For the last week the 100 or so party operatives, rival campaign staffers and beltway journalists who together comprise the central nervous system of Democratic conventional wisdom have been cackling over cell phones and emails about how awful Howard Dean was on “Meet the Press.” Meanwhile, Dean is busy running circles around his heavy hoofed competition and is well on his way to heisting the nomination.
This is an old story in presidential primary politics. Senators entering the race for President get all the attention and hype in the pre-season. The media and party poobahs they talk to are a DC crowd who get far more excited over the local talent than about some yahoo Governor from the sticks. Ponder for a moment that vast bone yard of failed presidential primary campaigns, each pumped up early as a smart money choice. It’s loaded to the brim with Senators; Gramm, Muskie, Bayh, Jackson, Glenn, Harris, Baker, Cranston and even Congressmen—think Kemp, Crane, Udall and Schroeder. All of these campaigns excited plenty of DC smart guys, got plenty of media hype only to fizzle out.
Meanwhile, governors like Carter, Reagan, Dukakis and Clinton did well. Howard Dean suffers from more than the usual Senators First humbug. Much of the press elite actively dislikes Dean, not to mention the pure malice felt toward him by most of the other candidates’ staffs. I suppose this is for three reasons. First, Dean is running against Washington and the Washington types can’t stand that. Second, the good Dr. Dean likes to cut. He doesn’t play nice and he’ll dive for cheap applause at the drop of a hat. Third, and most painful to the others, Dean’s campaign to date has been far more effective than anyone else’s.
Those who hold conspiracy theories about this column — a sneaky GOP plot — will gripe that I am building up Dean to saddle the Democrats with a sure loser nominee. While that would be fun, it also means I’d spend the next five years listening to the White House crowd gloat about how they brilliantly defeated Howard Dean armed with only their smarts and a mere 200 million dollars. No doubt Dean would be a weak nominee — his “Meet the Press” appearance was pure manna from heaven for those busy note-takers in the RNC basement — but I’m calling it as I see it. Dean grabbed the spotlight with his anti-war rhetoric months ago and he has managed to hold on to it. Dean is the only candidate rising meaningfully in early state polls. He is raising decent money. He has the heat in the race; love him or hate him he is the candidate people are talking about.

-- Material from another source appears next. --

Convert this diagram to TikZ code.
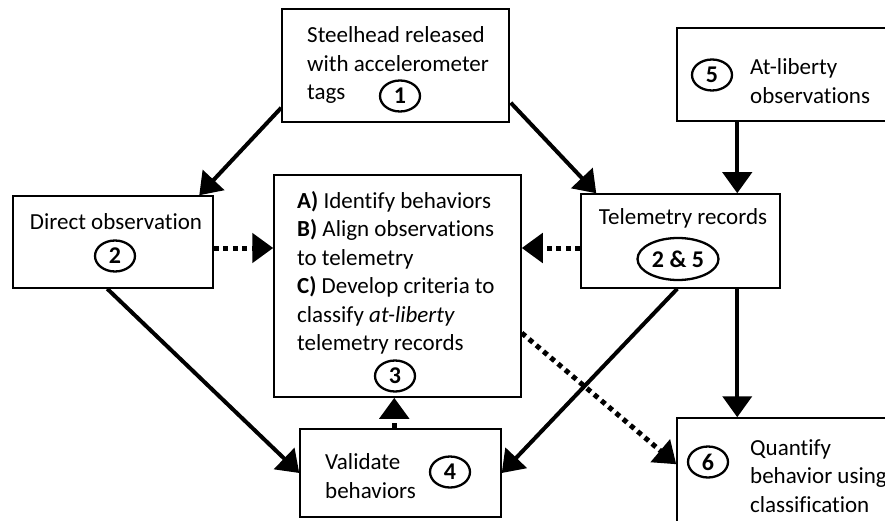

His anger shtick is selling; Democrat primary voters want a Bush-Fighter. The others are lagging behind. Sure, they can tell you how they are going to win, but they aren’t doing it. Show me any triple, let alone home run, hit to date in this race by The Official Invincible Front-Runner Kerry. Explain to me how Graham gets nominated. Is Edwards still in the race? Where is Gephardt getting stronger? Where is Lieberman’s money? I think this race will boil down to a two-man contest of Dean versus one of the others. Dean has many weaknesses that could cost him the eventual nomination in the decisive vortex right after New Hampshire. Dean’s political experience is pure small time, limited to Vermont. He makes rookie mistakes. He wings it and he’s undisciplined; a one-man show whose operation has shown a true lack of policy depth. The media will want to hammer him.
Whether or not Dean, Inc. can successfully drink from the fire hose of increasing success is the big question. And a snarling Stop Howard movement is now well afoot, with means, motive and plenty of murderous intent. The heavily front loaded primaries gives Dean’s early state strategy a real shot. (I think my pal McCain would have been nominated under this calendar in 2000.) The Stop Howard crowd better get their collective heads out of comfortable DC conventional wisdom and back into Iowa and New Hampshire and fast. Or it’ll be free drinks for everybody at the RNC.